During the PAC session, Mizzi argued on the importance of the Electrogas deal for the country, and spoke of how Enemalta signed a fixed price agreement with Electrogas. The first phase of the energy supply agreement, he said, comes to an end this year.

While currently costing Malta around 10$ per mbtu (one thousand British Thermal Units per hour) thanks to this agreement, abroad the average price has been $31 dollars, Mizzi said.

Prices would have tripled without the contract, he said.

Consumers wanted and got certainty through the deal, Mizzi said.

The next phase starting this year, Mizzi said, unless Enemalta has made other arrangements such as hedging etc which he would not know about as he is no longer energy minister, would be for an indexed price based off of the Brent price (which is based on oil).

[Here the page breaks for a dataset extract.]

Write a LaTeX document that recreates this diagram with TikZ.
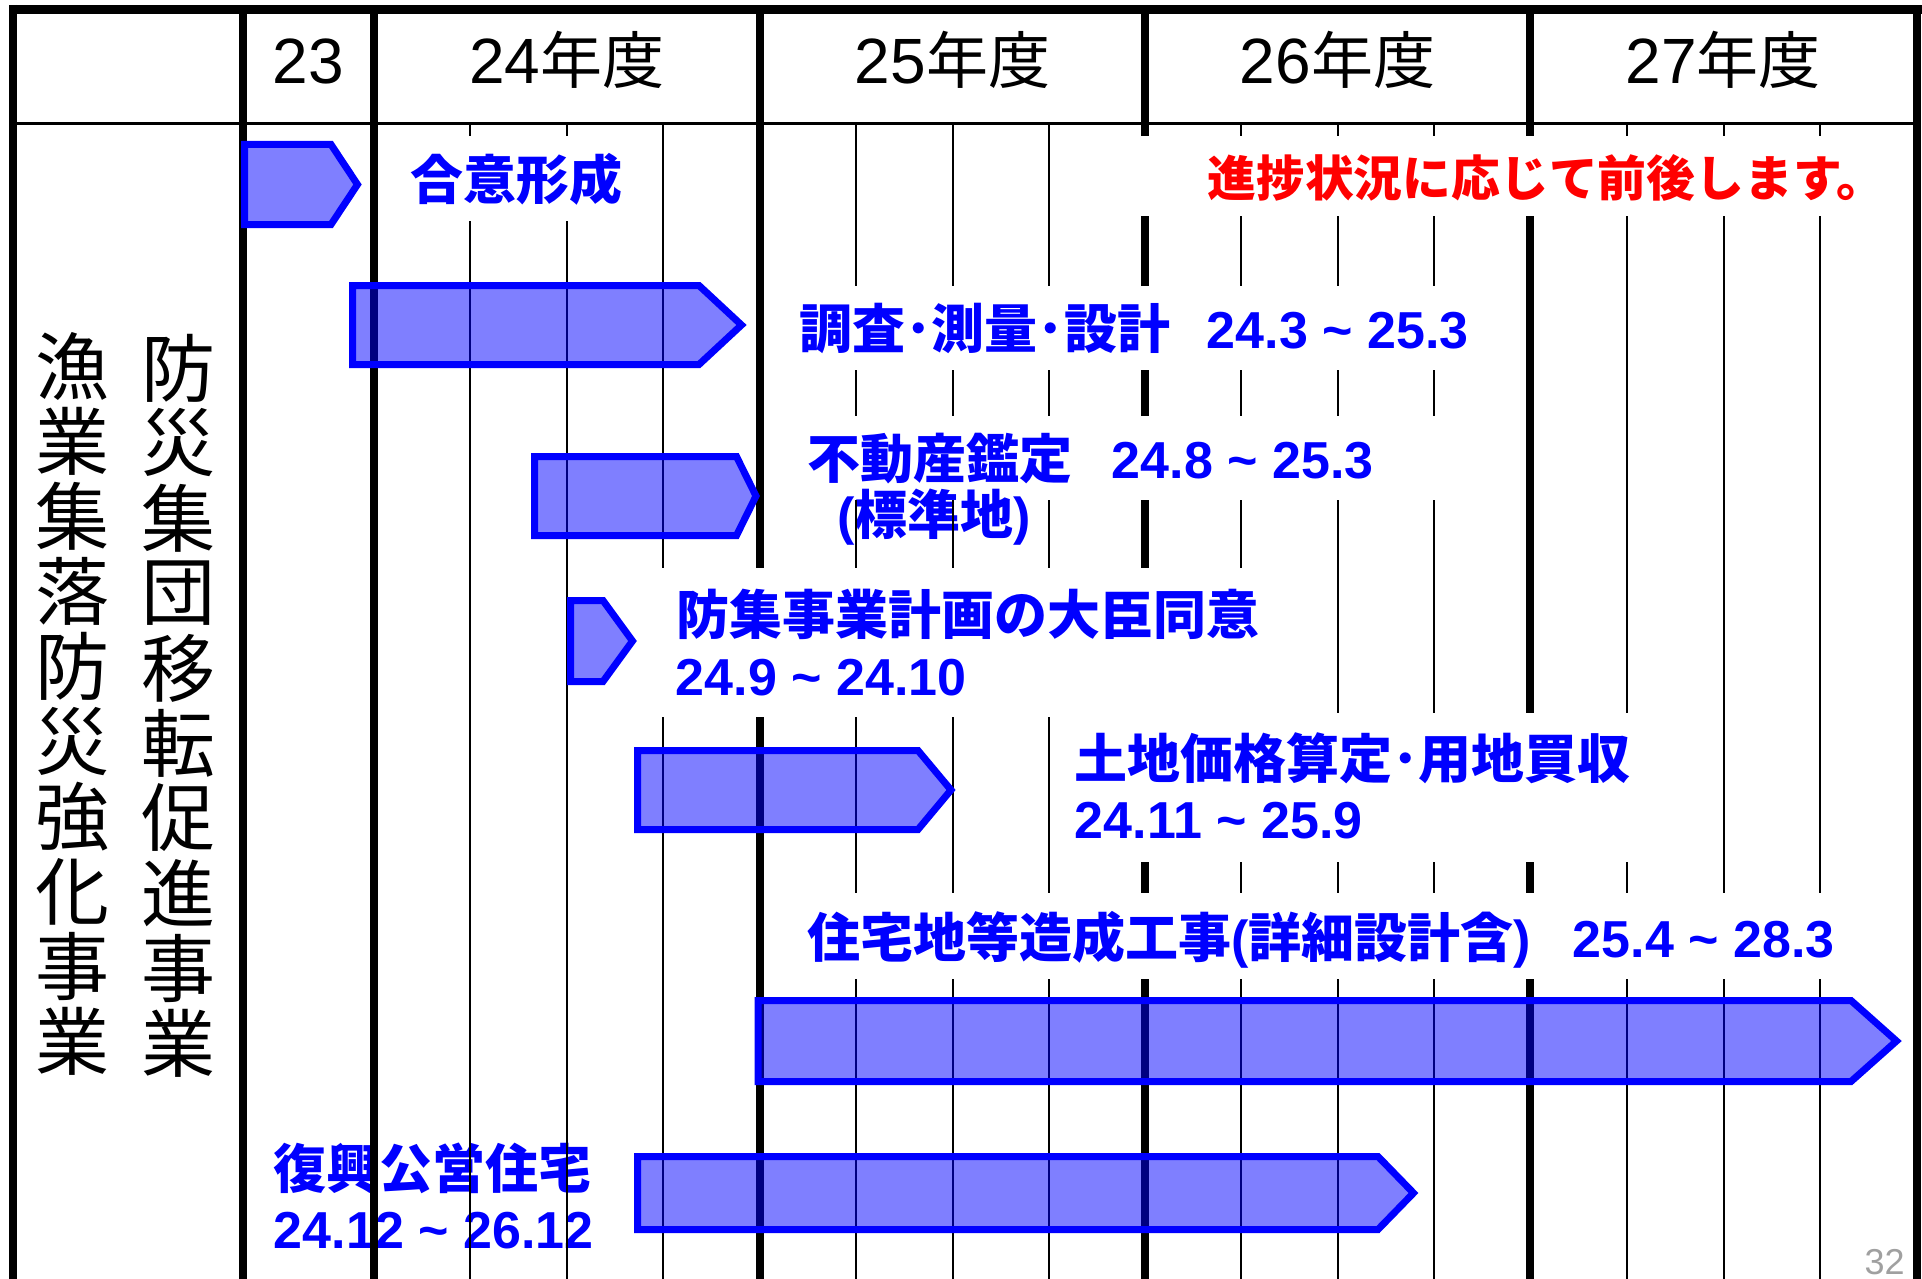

He said that had they gone for, in the contract, indexing based on gas, the price would today be sky high, but the indexed price is around €11.2 per MBTU, he said.

The third phase, in 2028, sees the end of the supply agreement, he said. The reason for this, Mizzi said, was due to the possibility of Malta going for a gas pipeline thus allowing for flexibility.

The debate saw heated arguments between Mizzi and the PN MPs.

At one point Mizzi made reference to David Thake and not paying tax. He also said that Bernard Grech had a tax problem. Mizzi said that Thake was a hypocrite.

PN MP Beppe Fenech Adami said that while Thake had the decency to resign, "the problem is that you are still here."

When Mizzi said he did nothing wrong in the contracts under him, PN MP Ryan Callus questioned: "Why were you kicked out of Labour if you did nothing wrong?"

The next PAC session will be on Wednesday.